/---
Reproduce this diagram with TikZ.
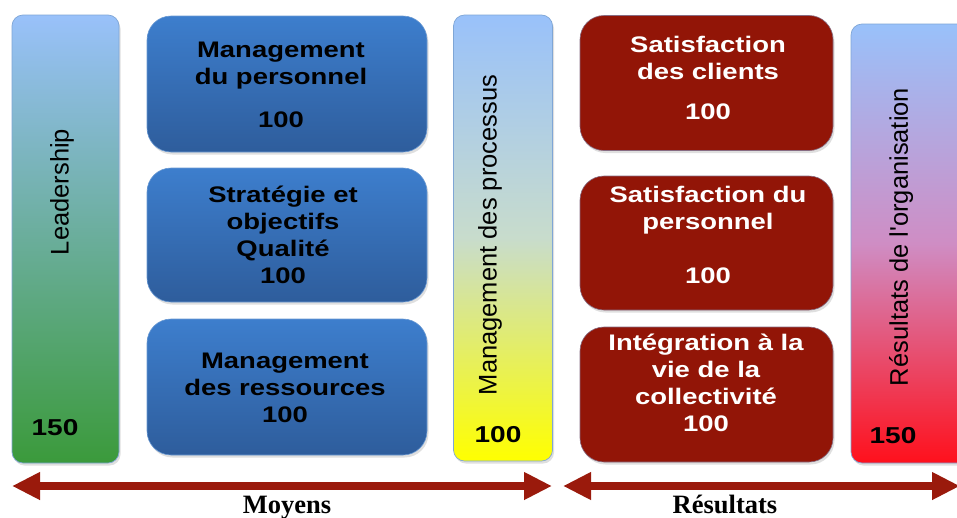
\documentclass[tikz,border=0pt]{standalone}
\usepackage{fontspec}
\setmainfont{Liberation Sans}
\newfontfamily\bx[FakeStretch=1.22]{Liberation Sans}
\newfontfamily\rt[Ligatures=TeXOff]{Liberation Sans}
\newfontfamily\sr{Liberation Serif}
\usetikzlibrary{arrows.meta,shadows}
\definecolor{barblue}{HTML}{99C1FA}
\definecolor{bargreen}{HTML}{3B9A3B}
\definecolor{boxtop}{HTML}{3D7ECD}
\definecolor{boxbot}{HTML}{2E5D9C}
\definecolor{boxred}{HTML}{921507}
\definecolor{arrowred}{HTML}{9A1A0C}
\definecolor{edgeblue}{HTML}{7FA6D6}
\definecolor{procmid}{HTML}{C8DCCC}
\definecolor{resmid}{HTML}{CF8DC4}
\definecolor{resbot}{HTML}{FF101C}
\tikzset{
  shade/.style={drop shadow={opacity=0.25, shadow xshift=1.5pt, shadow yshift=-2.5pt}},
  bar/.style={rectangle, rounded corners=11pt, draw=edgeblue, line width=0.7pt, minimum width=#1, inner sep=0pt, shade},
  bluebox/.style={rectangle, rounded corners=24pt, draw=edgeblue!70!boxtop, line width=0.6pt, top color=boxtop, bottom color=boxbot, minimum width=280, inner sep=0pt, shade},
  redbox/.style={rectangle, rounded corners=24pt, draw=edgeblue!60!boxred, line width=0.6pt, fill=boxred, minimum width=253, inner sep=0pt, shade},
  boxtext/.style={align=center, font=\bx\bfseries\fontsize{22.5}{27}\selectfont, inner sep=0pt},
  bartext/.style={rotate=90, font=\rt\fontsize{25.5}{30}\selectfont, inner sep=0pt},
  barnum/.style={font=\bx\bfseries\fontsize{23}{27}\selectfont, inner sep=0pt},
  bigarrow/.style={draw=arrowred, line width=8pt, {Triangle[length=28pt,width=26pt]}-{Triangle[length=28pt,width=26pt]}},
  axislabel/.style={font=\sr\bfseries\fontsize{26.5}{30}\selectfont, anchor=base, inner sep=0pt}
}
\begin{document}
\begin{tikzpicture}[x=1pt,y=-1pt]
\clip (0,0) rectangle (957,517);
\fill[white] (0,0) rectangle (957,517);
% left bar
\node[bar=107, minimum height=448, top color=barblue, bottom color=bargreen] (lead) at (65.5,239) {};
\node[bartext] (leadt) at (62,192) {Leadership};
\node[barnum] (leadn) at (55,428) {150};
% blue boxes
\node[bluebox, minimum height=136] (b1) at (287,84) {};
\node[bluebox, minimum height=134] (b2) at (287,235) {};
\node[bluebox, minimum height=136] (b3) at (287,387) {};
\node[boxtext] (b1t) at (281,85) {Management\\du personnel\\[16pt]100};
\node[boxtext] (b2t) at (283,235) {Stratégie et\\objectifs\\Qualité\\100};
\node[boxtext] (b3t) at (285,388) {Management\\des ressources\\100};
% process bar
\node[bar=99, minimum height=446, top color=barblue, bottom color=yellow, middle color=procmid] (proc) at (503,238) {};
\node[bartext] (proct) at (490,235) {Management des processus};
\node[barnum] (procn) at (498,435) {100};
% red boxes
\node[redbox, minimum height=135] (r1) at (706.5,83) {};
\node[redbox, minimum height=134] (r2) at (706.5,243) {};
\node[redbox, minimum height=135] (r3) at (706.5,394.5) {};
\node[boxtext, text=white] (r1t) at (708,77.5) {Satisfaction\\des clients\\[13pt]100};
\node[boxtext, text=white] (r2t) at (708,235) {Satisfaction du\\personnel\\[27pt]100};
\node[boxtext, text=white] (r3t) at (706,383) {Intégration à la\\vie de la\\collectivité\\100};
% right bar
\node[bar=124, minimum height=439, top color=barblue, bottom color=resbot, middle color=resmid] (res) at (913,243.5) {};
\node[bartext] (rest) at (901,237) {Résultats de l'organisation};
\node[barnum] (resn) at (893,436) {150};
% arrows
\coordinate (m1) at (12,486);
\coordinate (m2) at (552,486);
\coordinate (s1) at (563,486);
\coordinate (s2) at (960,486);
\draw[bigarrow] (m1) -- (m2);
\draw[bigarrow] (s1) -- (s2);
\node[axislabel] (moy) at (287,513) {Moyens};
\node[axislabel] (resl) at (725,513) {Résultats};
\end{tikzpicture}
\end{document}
\---
• [Written exercise]:
Leave out the pictures and copy the rest of the material above exactly.

• [Solution to this task]:
Reproduce this diagram with TikZ.
\documentclass[tikz,border=0pt]{standalone}
\usepackage{fontspec}
\setmainfont{Liberation Sans}
\newfontfamily\bx[FakeStretch=1.22]{Liberation Sans}
\newfontfamily\rt[Ligatures=TeXOff]{Liberation Sans}
\newfontfamily\sr{Liberation Serif}
\usetikzlibrary{arrows.meta,shadows}
\definecolor{barblue}{HTML}{99C1FA}
\definecolor{bargreen}{HTML}{3B9A3B}
\definecolor{boxtop}{HTML}{3D7ECD}
\definecolor{boxbot}{HTML}{2E5D9C}
\definecolor{boxred}{HTML}{921507}
\definecolor{arrowred}{HTML}{9A1A0C}
\definecolor{edgeblue}{HTML}{7FA6D6}
\definecolor{procmid}{HTML}{C8DCCC}
\definecolor{resmid}{HTML}{CF8DC4}
\definecolor{resbot}{HTML}{FF101C}
\tikzset{
  shade/.style={drop shadow={opacity=0.25, shadow xshift=1.5pt, shadow yshift=-2.5pt}},
  bar/.style={rectangle, rounded corners=11pt, draw=edgeblue, line width=0.7pt, minimum width=#1, inner sep=0pt, shade},
  bluebox/.style={rectangle, rounded corners=24pt, draw=edgeblue!70!boxtop, line width=0.6pt, top color=boxtop, bottom color=boxbot, minimum width=280, inner sep=0pt, shade},
  redbox/.style={rectangle, rounded corners=24pt, draw=edgeblue!60!boxred, line width=0.6pt, fill=boxred, minimum width=253, inner sep=0pt, shade},
  boxtext/.style={align=center, font=\bx\bfseries\fontsize{22.5}{27}\selectfont, inner sep=0pt},
  bartext/.style={rotate=90, font=\rt\fontsize{25.5}{30}\selectfont, inner sep=0pt},
  barnum/.style={font=\bx\bfseries\fontsize{23}{27}\selectfont, inner sep=0pt},
  bigarrow/.style={draw=arrowred, line width=8pt, {Triangle[length=28pt,width=26pt]}-{Triangle[length=28pt,width=26pt]}},
  axislabel/.style={font=\sr\bfseries\fontsize{26.5}{30}\selectfont, anchor=base, inner sep=0pt}
}
\begin{document}
\begin{tikzpicture}[x=1pt,y=-1pt]
\clip (0,0) rectangle (957,517);
\fill[white] (0,0) rectangle (957,517);
% left bar
\node[bar=107, minimum height=448, top color=barblue, bottom color=bargreen] (lead) at (65.5,239) {};
\node[bartext] (leadt) at (62,192) {Leadership};
\node[barnum] (leadn) at (55,428) {150};
% blue boxes
\node[bluebox, minimum height=136] (b1) at (287,84) {};
\node[bluebox, minimum height=134] (b2) at (287,235) {};
\node[bluebox, minimum height=136] (b3) at (287,387) {};
\node[boxtext] (b1t) at (281,85) {Management\\du personnel\\[16pt]100};
\node[boxtext] (b2t) at (283,235) {Stratégie et\\objectifs\\Qualité\\100};
\node[boxtext] (b3t) at (285,388) {Management\\des ressources\\100};
% process bar
\node[bar=99, minimum height=446, top color=barblue, bottom color=yellow, middle color=procmid] (proc) at (503,238) {};
\node[bartext] (proct) at (490,235) {Management des processus};
\node[barnum] (procn) at (498,435) {100};
% red boxes
\node[redbox, minimum height=135] (r1) at (706.5,83) {};
\node[redbox, minimum height=134] (r2) at (706.5,243) {};
\node[redbox, minimum height=135] (r3) at (706.5,394.5) {};
\node[boxtext, text=white] (r1t) at (708,77.5) {Satisfaction\\des clients\\[13pt]100};
\node[boxtext, text=white] (r2t) at (708,235) {Satisfaction du\\personnel\\[27pt]100};
\node[boxtext, text=white] (r3t) at (706,383) {Intégration à la\\vie de la\\collectivité\\100};
% right bar
\node[bar=124, minimum height=439, top color=barblue, bottom color=resbot, middle color=resmid] (res) at (913,243.5) {};
\node[bartext] (rest) at (901,237) {Résultats de l'organisation};
\node[barnum] (resn) at (893,436) {150};
% arrows
\coordinate (m1) at (12,486);
\coordinate (m2) at (552,486);
\coordinate (s1) at (563,486);
\coordinate (s2) at (960,486);
\draw[bigarrow] (m1) -- (m2);
\draw[bigarrow] (s1) -- (s2);
\node[axislabel] (moy) at (287,513) {Moyens};
\node[axislabel] (resl) at (725,513) {Résultats};
\end{tikzpicture}
\end{document}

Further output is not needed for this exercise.